Unjuk rasa dan berbagai kecaman publik di media sosial terhadap SBY dan Partai Demokrat belum bisa dijadikan dasar kegentingan memaksa. Pasalnya, aksi unjuk rasa dan protes di media sosial merupakan wujud dari penyampaian aspirasi publik. Memang ada dua ”hak presiden” dalam UUD 1945 untuk melakukan tindakan politik, yaitu tindakan atas adanya ”keadaan bahaya” dalam Pasal 12 dan ”kegentingan yang memaksa” dalam Pasal 22 ayat (1) UUD 1945.

Presiden berhak melakukan tindakan karena ”keadaan bahaya” berdasarkan ukuran ”objektif” seperti dimaksud dalam UU Negara dalam Keadaan Bahaya. Tetapi berbeda pada ”kegentingan yang memaksa”, presiden sepenuhnya menentukan sendiri alasannya melalui pertimbangan ”subjektif” sesuai penilaian presiden. Penilaian ”objektif” perppu dilakukan DPR (legislative review) pada masa sidang berikutnya, apakah menyetujui atau menolak sehingga perppu harus dicabut.

Perppu juga bisa diuji materi (judicial review) di MK sesuai putusan MK Nomor: 138/PUU-VII/ 2009 atas uji materi Perppu Nomor 4/2009 tentang MK, bahwa materi muatan Perppu sama dengan materi UU dan tingkatannya sederajat, sehingga MK bisa melakukan uji materi terhadap perppu. Siapa pun boleh mengajukan uji materi terhadap perppu asalkan memiliki legal standing sebagai salah satu syarat dikabulkannya permohonan.

Kacaukan Kepastian Hukum

Perppu ini serba tanggung dan politis, bahkan secara substantif justru mengacaukan kepastian hukum. Kalaupun langkah penerbitan perppu karena mengapresiasi suara rakyat, dampak sosial lain dari pilkada langsung mestinya juga disimak. Perpecahan rumpun keluarga yang beda pilihan, terbelahnya tokoh agama dan tokoh masyarakat, serta mobilisasi dan ketakutan para guru dan pegawai pemerintah daerah setiap pelaksanaan pilkada adalah sebagian dari dampak sosial itu.

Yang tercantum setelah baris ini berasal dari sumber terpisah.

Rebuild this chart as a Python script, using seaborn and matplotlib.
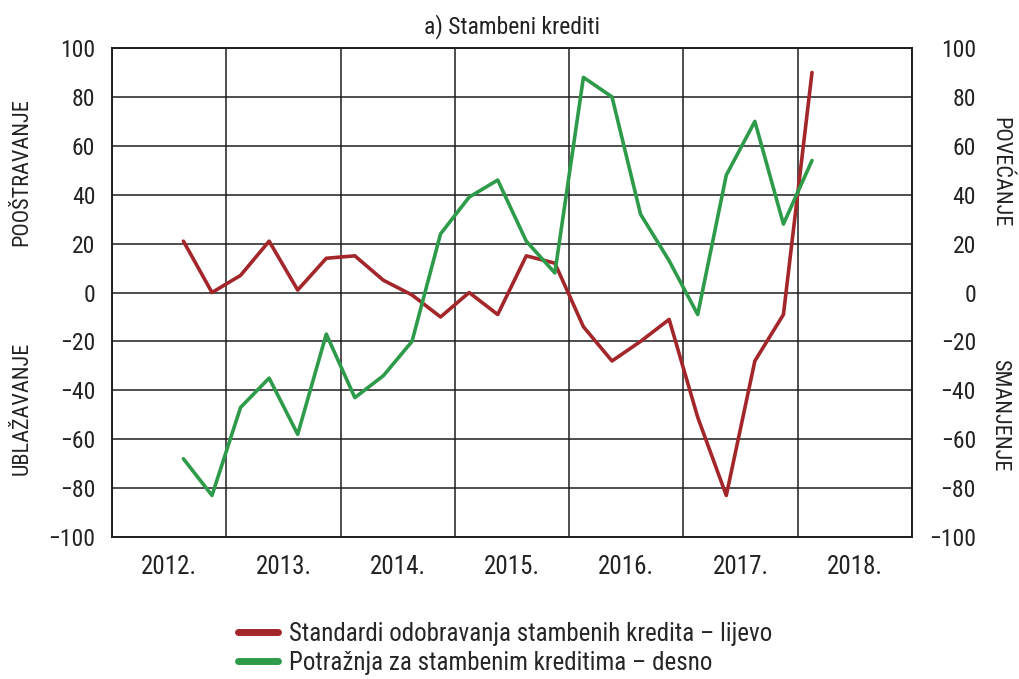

Suara mereka ini tidak terekspos di media massa lantaran terdistorsi oleh kelompok tertentu yang mendapat penghasilan dan kepentingan politik dari pilkada langsung. Bahkan unjuk rasa anarkis yang menyebabkan terjadi penganiayaan dan pembunuhan, serta perusakan dan pembakaran berbagai kantor pemerintah di daerah dan kantor KPUD, menjadi pemandangan biasa. Akibatnya, demokrasi langsung yang awalnya diniatkan untuk mengukuhkan kedaulatan rakyat di daerah, tidak dapat disangkal telah berbelok arah menjadi mesin perusak demokrasi.

Akan lebih terhormat sekiranya SBY membiarkan warga negara yang merasa hak konstitusionalnya dikebiri untuk mengajukan uji materi ke MK. Sepertinya SBY mempertaruhkan ”hak subjektifnya” dalam menilai kegentingan yang memaksa untuk sekadar mendapat simpati publik. Apalagi perppu berlaku sejak ditandatangani presiden, kemudian diserahkan kepada DPR. Hal ini merupakan wujud ketidakkonsistenan yang mengacaukan kepastian hukum, sebab UU Pemerintahan Daerah yang juga sudah disahkan DPR memiliki keterkaitan langsung dengan UU Pilkada.

Perppu yang mencabut UU Pilkada di DPRD dan pasal kewenangan anggota DPRD untuk memilih kepala daerah, setidaknya telah merusak tatanan sistem hukum (kepastian hukum) yang telah diperkuat dalam putusan MK Nomor 138/PUU-VII/2009. Apabila perppu ditolak DPR, sudah pasti akan terjadi kekosongan hukum dalam memilih kepala daerah. Tidak mungkin lagi memberlakukan UU Pilkada di DPRD karena sudah dicabut dengan perppu. Begitu pula, tidak bisa menerapkan UU Nomor 32/2004 tentang Pemerintahan Daerah lantaran sudah dicabut oleh UU Pilkada dan UU Pemda yang baru.